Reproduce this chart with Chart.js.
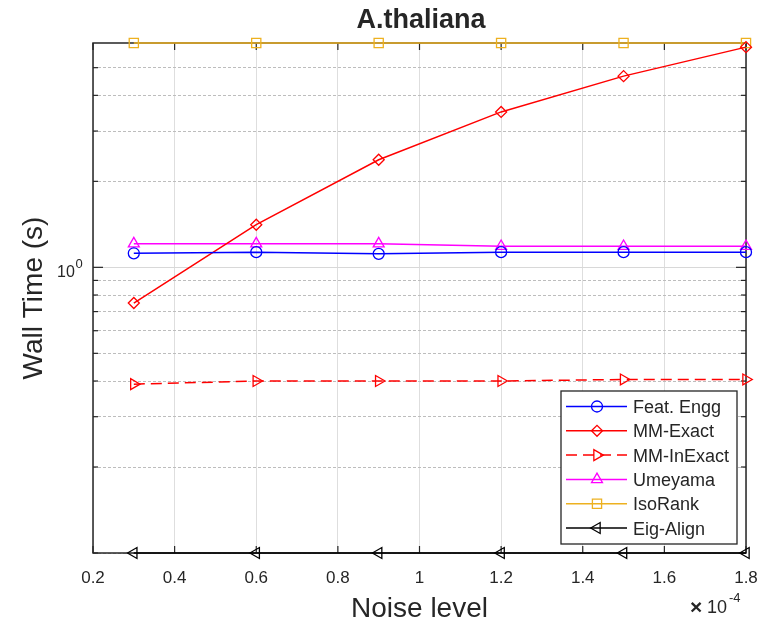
<!DOCTYPE html>
<html>
<head>
<meta charset="utf-8">
<title>A.thaliana</title>
<script src="https://cdn.jsdelivr.net/npm/chart.js@4.4.1/dist/chart.umd.min.js"></script>
<style>
  html,body{margin:0;padding:0;background:#fff;}
  #wrap{width:769px;height:622px;}
</style>
</head>
<body>
<div id="wrap"><canvas id="chart" width="769" height="622"></canvas></div>
<script>
/* data (noise level in units of 1e-4, wall time in s) */
const noise = [0.3, 0.6, 0.9, 1.2, 1.5, 1.8];
const featEngg = [1.12, 1.13, 1.115, 1.13, 1.13, 1.13];
const mmExact = [0.75, 1.41, 2.38, 3.50, 4.67, 5.90];
const mmInExact = [0.39, 0.40, 0.40, 0.40, 0.405, 0.405];
const umeyama = [1.21, 1.21, 1.21, 1.185, 1.185, 1.185];
const isoRank = [6.1, 6.1, 6.1, 6.1, 6.1, 6.1];
const eigAlign = [0.1, 0.1, 0.1, 0.1, 0.1, 0.1];

const xTicks = [0.2, 0.4, 0.6, 0.8, 1.0, 1.2, 1.4, 1.6, 1.8];
const xTickLabels = ['0.2', '0.4', '0.6', '0.8', '1', '1.2', '1.4', '1.6', '1.8'];
const yTicks = [0.1, 0.2, 0.3, 0.4, 0.5, 0.6, 0.7, 0.8, 0.9, 1, 2, 3, 4, 5];
const yMin = 0.1, yMax = 6.1;

const FONT = '"Liberation Sans", Arial, Helvetica, sans-serif';
const INK = '#262626';

function series(label, values, color, style, rot, dash){
  let r = 5.5;
  if(style === 'rect') r = 6.5;
  if(style === 'triangle') r = 6.3;
  return {
    label,
    data: noise.map((x, i) => ({x, y: values[i]})),
    borderColor: color,
    backgroundColor: 'rgba(0,0,0,0)',
    borderWidth: 1.5,
    borderDash: dash || [],
    pointStyle: style,
    pointRotation: rot || 0,
    pointRadius: r,
    pointBorderWidth: 1.3,
    pointBorderColor: color,
    pointBackgroundColor: 'rgba(0,0,0,0)',
    tension: 0,
    clip: false
  };
}

const datasets = [
  series('Feat. Engg', featEngg, '#0000ff', 'circle'),
  series('MM-Exact', mmExact, '#ff0000', 'rectRot'),
  series('MM-InExact', mmInExact, '#ff0000', 'triangle', 90, [11, 6]),
  series('Umeyama', umeyama, '#ff00ff', 'triangle'),
  series('IsoRank', isoRank, '#edb120', 'rect'),
  series('Eig-Align', eigAlign, '#000000', 'triangle', -90)
];

function line(ctx, x1, y1, x2, y2){
  ctx.beginPath(); ctx.moveTo(x1, y1); ctx.lineTo(x2, y2); ctx.stroke();
}

/* MATLAB style box with inward ticks, drawn under the data */
const boxPlugin = {
  id: 'box',
  beforeDatasetsDraw(chart){
    const {ctx, chartArea: a, scales: {x, y}} = chart;
    ctx.save();
    ctx.strokeStyle = INK;
    ctx.lineWidth = 1.5;
    ctx.strokeRect(a.left, a.top, a.right - a.left, a.bottom - a.top);
    ctx.lineWidth = 1.2;
    xTicks.forEach(v => {
      const px = x.getPixelForValue(v);
      line(ctx, px, a.bottom, px, a.bottom - 7);
      line(ctx, px, a.top, px, a.top + 7);
    });
    yTicks.forEach(v => {
      const py = y.getPixelForValue(v);
      const len = v === 1 ? 10 : 5;
      line(ctx, a.left, py, a.left + len, py);
      line(ctx, a.right, py, a.right - len, py);
    });
    ctx.restore();
  }
};

/* texts and legend */
const textPlugin = {
  id: 'texts',
  afterDraw(chart){
    const {ctx, chartArea: a, scales: {x, y}} = chart;
    ctx.save();
    ctx.fillStyle = INK;

    // title
    ctx.font = 'bold 27px ' + FONT;
    ctx.textAlign = 'center';
    ctx.textBaseline = 'alphabetic';
    ctx.fillText('A.thaliana', 421, 28);

    // x tick labels
    ctx.font = '17px ' + FONT;
    xTicks.forEach((v, i) => ctx.fillText(xTickLabels[i], x.getPixelForValue(v), 583));

    // y tick label 10^0
    const py = y.getPixelForValue(1);
    ctx.textAlign = 'left';
    ctx.font = '16px ' + FONT;
    ctx.fillText('10', 57, py + 10);
    ctx.font = '13px ' + FONT;
    ctx.fillText('0', 75.5, py + 1);

    // exponent of x axis
    ctx.font = 'bold 21px ' + FONT;
    ctx.fillText('\u00d7', 690, 614);
    ctx.font = '18px ' + FONT;
    ctx.fillText('10', 707, 613);
    ctx.font = '13px ' + FONT;
    ctx.fillText('-4', 729, 602);

    // axis titles
    ctx.font = '28px ' + FONT;
    ctx.textAlign = 'center';
    ctx.fillText('Noise level', (a.left + a.right) / 2, 617);
    ctx.save();
    ctx.translate(41.5, (a.top + a.bottom) / 2);
    ctx.rotate(-Math.PI / 2);
    ctx.fillText('Wall Time (s)', 0, 0);
    ctx.restore();

    // legend
    const lx = 561, ly = 391, lw = 176, lh = 153, rowH = 24.3;
    ctx.fillStyle = '#fff';
    ctx.fillRect(lx, ly, lw, lh);
    ctx.strokeStyle = INK;
    ctx.lineWidth = 1.3;
    ctx.strokeRect(lx, ly, lw, lh);
    ctx.font = '18px ' + FONT;
    ctx.textAlign = 'left';
    chart.data.datasets.forEach((ds, i) => {
      const cy = ly + 15.5 + i * rowH;
      ctx.save();
      ctx.strokeStyle = ds.borderColor;
      ctx.lineWidth = ds.borderWidth;
      ctx.setLineDash(ds.borderDash);
      line(ctx, 566, cy, 627, cy);
      ctx.setLineDash([]);
      ctx.fillStyle = 'rgba(0,0,0,0)';
      ctx.lineWidth = ds.pointBorderWidth;
      Chart.helpers.drawPoint(ctx, {
        pointStyle: ds.pointStyle, rotation: ds.pointRotation,
        radius: ds.pointRadius, borderWidth: ds.pointBorderWidth
      }, 597, cy);
      ctx.restore();
      ctx.fillStyle = INK;
      ctx.fillText(ds.label, 633, cy + 6.5);
    });
    ctx.restore();
  }
};

new Chart(document.getElementById('chart'), {
  type: 'line',
  data: {datasets},
  options: {
    responsive: false,
    animation: false,
    devicePixelRatio: 1,
    layout: {padding: {left: 93, right: 23, top: 43, bottom: 69}},
    plugins: {legend: {display: false}, tooltip: {enabled: false}, title: {display: false}},
    scales: {
      x: {
        type: 'linear', min: 0.2, max: 1.8,
        afterBuildTicks: s => { s.ticks = xTicks.map(v => ({value: v})); },
        ticks: {display: false},
        grid: {color: '#dedede', lineWidth: 1, drawTicks: false},
        border: {display: false}
      },
      y: {
        type: 'logarithmic', min: yMin, max: yMax,
        afterBuildTicks: s => { s.ticks = yTicks.map(v => ({value: v, major: v === 1})); },
        ticks: {display: false},
        grid: {
          color: c => (c.tick && c.tick.value === 1) ? '#d8d8d8' : '#bdbdbd',
          lineWidth: 1, drawTicks: false
        },
        border: {display: false, dash: c => (c.tick && c.tick.value !== 1) ? [3, 2] : []}
      }
    }
  },
  plugins: [boxPlugin, textPlugin]
});
</script>
</body>
</html>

__________________________________________________

◆ The exercise
Everything from the top line of the data down to and including the line with "const INK = '#262626';" is to be copied, except the pictures.

◆ Solution
Reproduce this chart with Chart.js.
<!DOCTYPE html>
<html>
<head>
<meta charset="utf-8">
<title>A.thaliana</title>
<script src="https://cdn.jsdelivr.net/npm/chart.js@4.4.1/dist/chart.umd.min.js"></script>
<style>
  html,body{margin:0;padding:0;background:#fff;}
  #wrap{width:769px;height:622px;}
</style>
</head>
<body>
<div id="wrap"><canvas id="chart" width="769" height="622"></canvas></div>
<script>
/* data (noise level in units of 1e-4, wall time in s) */
const noise = [0.3, 0.6, 0.9, 1.2, 1.5, 1.8];
const featEngg = [1.12, 1.13, 1.115, 1.13, 1.13, 1.13];
const mmExact = [0.75, 1.41, 2.38, 3.50, 4.67, 5.90];
const mmInExact = [0.39, 0.40, 0.40, 0.40, 0.405, 0.405];
const umeyama = [1.21, 1.21, 1.21, 1.185, 1.185, 1.185];
const isoRank = [6.1, 6.1, 6.1, 6.1, 6.1, 6.1];
const eigAlign = [0.1, 0.1, 0.1, 0.1, 0.1, 0.1];

const xTicks = [0.2, 0.4, 0.6, 0.8, 1.0, 1.2, 1.4, 1.6, 1.8];
const xTickLabels = ['0.2', '0.4', '0.6', '0.8', '1', '1.2', '1.4', '1.6', '1.8'];
const yTicks = [0.1, 0.2, 0.3, 0.4, 0.5, 0.6, 0.7, 0.8, 0.9, 1, 2, 3, 4, 5];
const yMin = 0.1, yMax = 6.1;

const FONT = '"Liberation Sans", Arial, Helvetica, sans-serif';
const INK = '#262626';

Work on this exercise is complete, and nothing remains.